Work to complete
Set the listing down unchanged, minus every embedded image.

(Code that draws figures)
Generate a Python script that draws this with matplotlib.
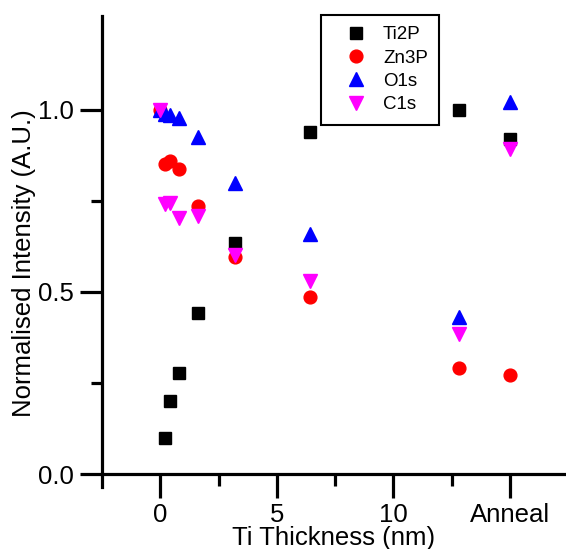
import matplotlib
matplotlib.use("Agg")
import matplotlib.pyplot as plt
from matplotlib.ticker import FixedLocator

plt.rcParams.update({
    "font.family": ["Liberation Sans", "DejaVu Sans"],
    "font.size": 18.5,
})

# Ti thickness in nm; "Anneal" is put at x = 15
ti2p_x = [0.2, 0.4, 0.8, 1.6, 3.2, 6.4, 12.8, 15]
ti2p_y = [0.10, 0.20, 0.278, 0.442, 0.635, 0.94, 1.0, 0.92]

thick = [0, 0.2, 0.4, 0.8, 1.6, 3.2, 6.4, 12.8, 15]
zn3p_y = [1.0, 0.852, 0.86, 0.838, 0.735, 0.595, 0.485, 0.29, 0.273]
o1s_y = [1.0, 0.988, 0.985, 0.977, 0.925, 0.80, 0.66, 0.43, 1.02]
c1s_y = [1.0, 0.742, 0.745, 0.704, 0.707, 0.60, 0.53, 0.385, 0.893]

xticks = [0, 5, 10, 15]
xticklabels = ["0", "5", "10", "Anneal"]

fig = plt.figure(figsize=(5.66, 5.49), dpi=100)
ax = fig.add_axes([102 / 566, 62 / 549, 464 / 566, 471 / 549])

ax.plot(ti2p_x, ti2p_y, "s", color="black", ms=8.3, ls="none", label="Ti2P")
ax.plot(thick, zn3p_y, "o", color="#FF0000", ms=9.2, ls="none", label="Zn3P")
ax.plot(thick, o1s_y, "^", color="#0000FF", ms=10.5, ls="none", label="O1s")
ax.plot(thick, c1s_y, "v", color="#FF00FF", ms=10.5, ls="none", label="C1s")

ax.set_xlim(-2.5, 17.4)
ax.set_ylim(-0.0355, 1.257)

for s in ("top", "right"):
    ax.spines[s].set_visible(False)
ax.spines["bottom"].set_position(("data", 0))
for s in ("left", "bottom"):
    ax.spines[s].set_linewidth(2.3)

ax.set_xticks(xticks)
ax.set_xticklabels(xticklabels)
ax.xaxis.set_minor_locator(FixedLocator([2.5, 7.5, 12.5]))
ax.set_yticks([0, 0.5, 1.0])
ax.set_yticklabels(["0.0", "0.5", "1.0"])
ax.yaxis.set_minor_locator(FixedLocator([0.25, 0.75]))

ax.tick_params(axis="x", which="major", direction="out", length=17, width=2.3, pad=3.5)
ax.tick_params(axis="x", which="minor", direction="out", length=8.6, width=2.3)
ax.tick_params(axis="y", which="major", direction="out", length=16, width=2.3, pad=4)
ax.tick_params(axis="y", which="minor", direction="out", length=8, width=2.3)

ax.set_xlabel("Ti Thickness (nm)")
ax.xaxis.set_label_coords(0.5, -0.083)
ax.set_ylabel("Normalised Intensity (A.U.)")
ax.yaxis.set_label_coords(-0.142, 0.476)

leg = ax.legend(loc="upper left", bbox_to_anchor=(321 / 566, 534 / 549),
                bbox_transform=fig.transFigure, fontsize=13.5, frameon=True,
                fancybox=False, framealpha=1, edgecolor="black",
                borderaxespad=0, borderpad=0.6, handlelength=2.53,
                handletextpad=0.17, labelspacing=0.33)
leg.get_frame().set_linewidth(1.5)

fig.savefig("out.png", dpi=100)
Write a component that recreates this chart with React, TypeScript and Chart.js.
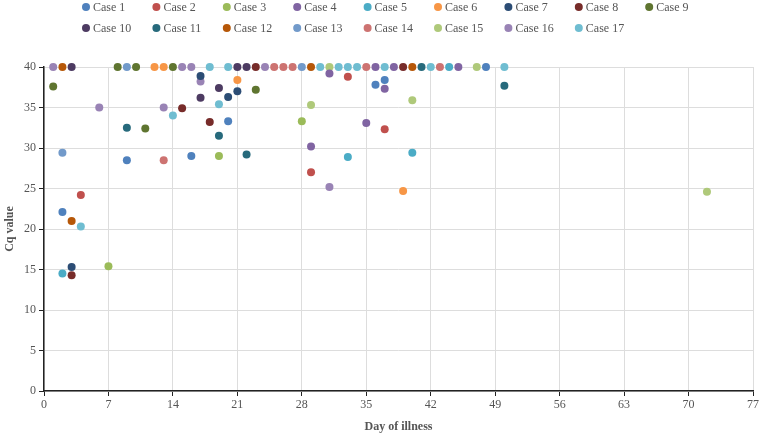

Answer
Generate a Python script that draws this with matplotlib.
import matplotlib
matplotlib.use("Agg")
import matplotlib.pyplot as plt
from matplotlib.ticker import FixedLocator

plt.rcParams.update({
    "font.family": ["Liberation Sans", "DejaVu Sans"],
    "font.size": 18.5,
})

# Ti thickness in nm; "Anneal" is put at x = 15
ti2p_x = [0.2, 0.4, 0.8, 1.6, 3.2, 6.4, 12.8, 15]
ti2p_y = [0.10, 0.20, 0.278, 0.442, 0.635, 0.94, 1.0, 0.92]

thick = [0, 0.2, 0.4, 0.8, 1.6, 3.2, 6.4, 12.8, 15]
zn3p_y = [1.0, 0.852, 0.86, 0.838, 0.735, 0.595, 0.485, 0.29, 0.273]
o1s_y = [1.0, 0.988, 0.985, 0.977, 0.925, 0.80, 0.66, 0.43, 1.02]
c1s_y = [1.0, 0.742, 0.745, 0.704, 0.707, 0.60, 0.53, 0.385, 0.893]

xticks = [0, 5, 10, 15]
xticklabels = ["0", "5", "10", "Anneal"]

fig = plt.figure(figsize=(5.66, 5.49), dpi=100)
ax = fig.add_axes([102 / 566, 62 / 549, 464 / 566, 471 / 549])

ax.plot(ti2p_x, ti2p_y, "s", color="black", ms=8.3, ls="none", label="Ti2P")
ax.plot(thick, zn3p_y, "o", color="#FF0000", ms=9.2, ls="none", label="Zn3P")
ax.plot(thick, o1s_y, "^", color="#0000FF", ms=10.5, ls="none", label="O1s")
ax.plot(thick, c1s_y, "v", color="#FF00FF", ms=10.5, ls="none", label="C1s")

ax.set_xlim(-2.5, 17.4)
ax.set_ylim(-0.0355, 1.257)

for s in ("top", "right"):
    ax.spines[s].set_visible(False)
ax.spines["bottom"].set_position(("data", 0))
for s in ("left", "bottom"):
    ax.spines[s].set_linewidth(2.3)

ax.set_xticks(xticks)
ax.set_xticklabels(xticklabels)
ax.xaxis.set_minor_locator(FixedLocator([2.5, 7.5, 12.5]))
ax.set_yticks([0, 0.5, 1.0])
ax.set_yticklabels(["0.0", "0.5", "1.0"])
ax.yaxis.set_minor_locator(FixedLocator([0.25, 0.75]))

ax.tick_params(axis="x", which="major", direction="out", length=17, width=2.3, pad=3.5)
ax.tick_params(axis="x", which="minor", direction="out", length=8.6, width=2.3)
ax.tick_params(axis="y", which="major", direction="out", length=16, width=2.3, pad=4)
ax.tick_params(axis="y", which="minor", direction="out", length=8, width=2.3)

ax.set_xlabel("Ti Thickness (nm)")
ax.xaxis.set_label_coords(0.5, -0.083)
ax.set_ylabel("Normalised Intensity (A.U.)")
ax.yaxis.set_label_coords(-0.142, 0.476)

leg = ax.legend(loc="upper left", bbox_to_anchor=(321 / 566, 534 / 549),
                bbox_transform=fig.transFigure, fontsize=13.5, frameon=True,
                fancybox=False, framealpha=1, edgecolor="black",
                borderaxespad=0, borderpad=0.6, handlelength=2.53,
                handletextpad=0.17, labelspacing=0.33)
leg.get_frame().set_linewidth(1.5)

fig.savefig("out.png", dpi=100)
Write a component that recreates this chart with React, TypeScript and Chart.js.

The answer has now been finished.